We mentioned multiple times that diamonds are formed under extreme heat and pressure – but how does it actually work? And how does it affect their thermal conductivity?
Well, let’s find out.
There is a lot of carbon underneath the Earth’s surface, and it’s pretty darn common all around us, as well. Because of the extreme conditions found inside the Earth – mainly the heat and the pressure – the carbon atoms are pushed together until they form a strong bond.
The more carbon happens to be in one pocket of the Earth’s crust, the bigger a diamond will be.
They often take a long time to form; sometimes, it takes them thousands of years. And the more time they spend forming, the bigger they become.
There are often impurities and imperfections on the inside (and on the surface) of the diamonds, which makes sense since the conditions that they grow in are hardly perfect.
Because of this, not all diamonds can be perfectly translucent and colorless. The imperfections don’t allow the light to travel through the material.
But the one thing that all those imperfections don’t affect is its thermal conductivity.
The atoms are still arranged in the same manner, no matter how pure or imperfect a diamond is. The appearance of the diamond only comes into consideration if it gets prepared for sale in the jewelry industry.
But when it comes to industrial purposes, the only thing that matters is the hardness and the thermal conductivity.

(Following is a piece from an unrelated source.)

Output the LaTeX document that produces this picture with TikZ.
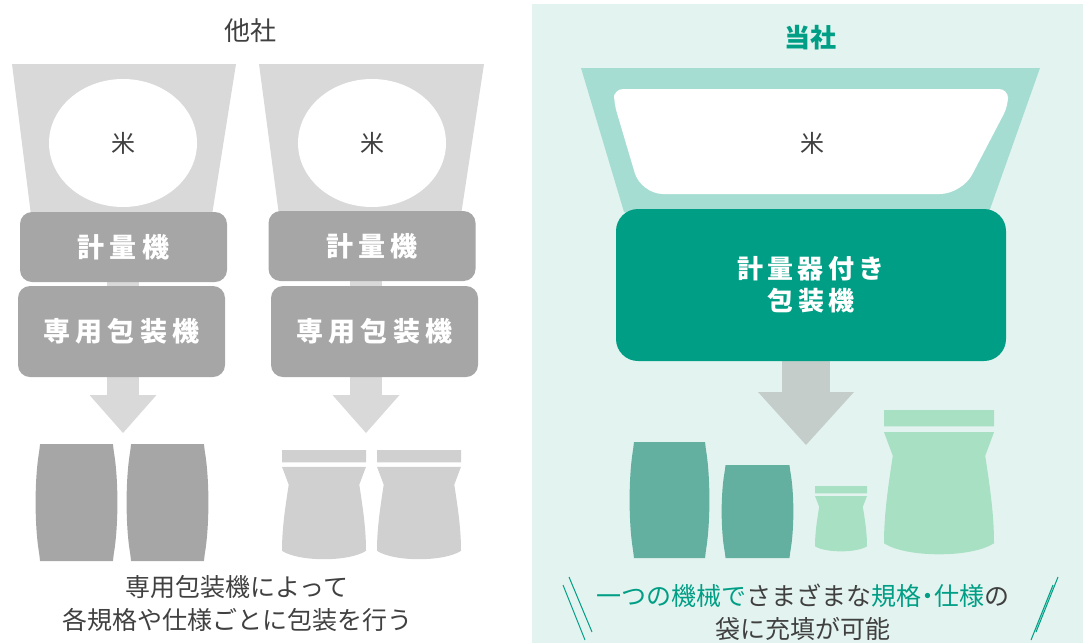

Luckily, diamonds are pretty famous in both of these fields.
We mentioned that they’re good at conducting heat – but we have yet to mention how good. And let us tell you, diamonds are champions of sorts in this category: Diamonds have the highest thermal conductivity of any natural material at 22 W/(cm·K).
That means that those tightly packed carbon atoms are so perfectly arranged that there’s no other material in our world that can transfer heat better than them.
You probably don’t want to use diamonds to insulate your house – but they’re a lifesaver if you’re trying to transfer some heat from one place to another quickly.
Learn More: Diamond History: How They Form And How They’re Found
Final Words
So, there you have it! We did as much research as we could and dug up all the available info about the thermal conductivity properties of our favorite gem.
And as you’ve probably noticed, there’s a lot to talk about here. Diamonds aren’t the perfect material, and they do have their flaws and weaknesses.
But their atomic structure is something that should be admired. It’s incredible that they managed to form all on their own in nature.
All that’s left for us to do is admire them – and we hope that we managed to inspire that sense of admiration with this article!